TUD Water Rates Could Rise
Sonora, CA -- Mandatory water conservation measures have already been implemented and now Tuolumne Utilities District (TUD) customers could end up paying more to turn on the tap.
Today, the Tuolumne Utilities District board unanimously voted to hold a public hearing to discuss what the drought is costing the district and to consider proposed amendments to the water rules and regulations. At Thursday's upcoming hearing, the public will have the opportunity to voice concerns, or protest the idea, of a rate or fee hike.
First today, board members were given an update on the water supply with the recent rains. General Tom Scesa said with the ongoing conservation measures, combined with other current efforts, the district should be able to successfully get through January.
The Board looked at options to pay for the additional costs of the drought, including the potential implemenation of a base line rate increase of 2.78% for customers, and a commodities fee. Director Kent Johnson questioned whether a flat fee for system services would be fair. The Board wanted to make sure that customers were paying the appropriate amount based upon their total use, while still urging customers to conserve.
Director Ruanne Mikkelsen said, "You really need to make it sting to get people to quit using water in an emergency situation. However, I think about the people who have come up to me and said, ‘we've already been conserving, and we started a couple of years ago.' We are very careful about our water use." The idea is to avoid penalizing good behavior.
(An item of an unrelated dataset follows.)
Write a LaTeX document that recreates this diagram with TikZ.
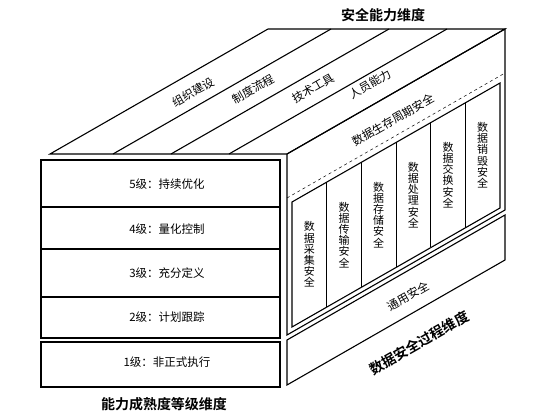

The board voted unanimously for staff to come up with rate and/or fee options that could be reversed when the drought is over. They also requested a plan to develop the Proposition 218 procedure and cost estimates for the board to review and approve.
TUD offered this explanation of the Proposition 218 procedure to the board:
Proposition 218 states that if the District moves to propose an assessment, fee, or new charges it must be submitted to property owners for approval or rejection, after notice and public hearing. Under Proposition 218 guidelines, a letter would need to be mailed at least 45 days before a public hearing is called. The notice must explain what the proposed rate or fee change is and when it will occur. After the 45 days a public hearing is held to allow customers to express concerns or other issues related to the rate or fee change. Additionally, the customers have the right to protest the rate or fee change by mailing or delivering a protest vote on the change. If a majority of the customers vote against the change then it cannot be adopted by the District. The notice for the rate changes can be for a period of time (set years) or for one time.
The last water rate increase that was adopted by the District had a three year inflation factor of 2.78%. One of those inflation increases was rejected by the Board. The other two are available for implementation without another 218 process. The cost of a 218 process can vary widely due to the type of mailing with the cost being as high as $25,000.
The District has not yet received any formal funding yet to deal with the costs associated with the drought. It is unknown when or how much funding we may apply for at this time.
There are two basic ways that the increased costs of the drought and revenue reduction can be addressed. One is to create a fine structure that would penalize customers for water use or misuse. This has both billing and enforcement issues that staff does not think is in the best interest of the District or its customers. The staff's preferred method is to develop a rate change, which would include a base and commodity change. Because of the broad impact of the drought on all customers and the variability of use, staff recommends developing a base and commodity change to be imposed during Phase III conservation.
The public hearing will be this Thursday, February 13, at 5:30 p.m. in the TUD building at 18885 Nugget Boulevard, off Tuolumne Road in Sonora.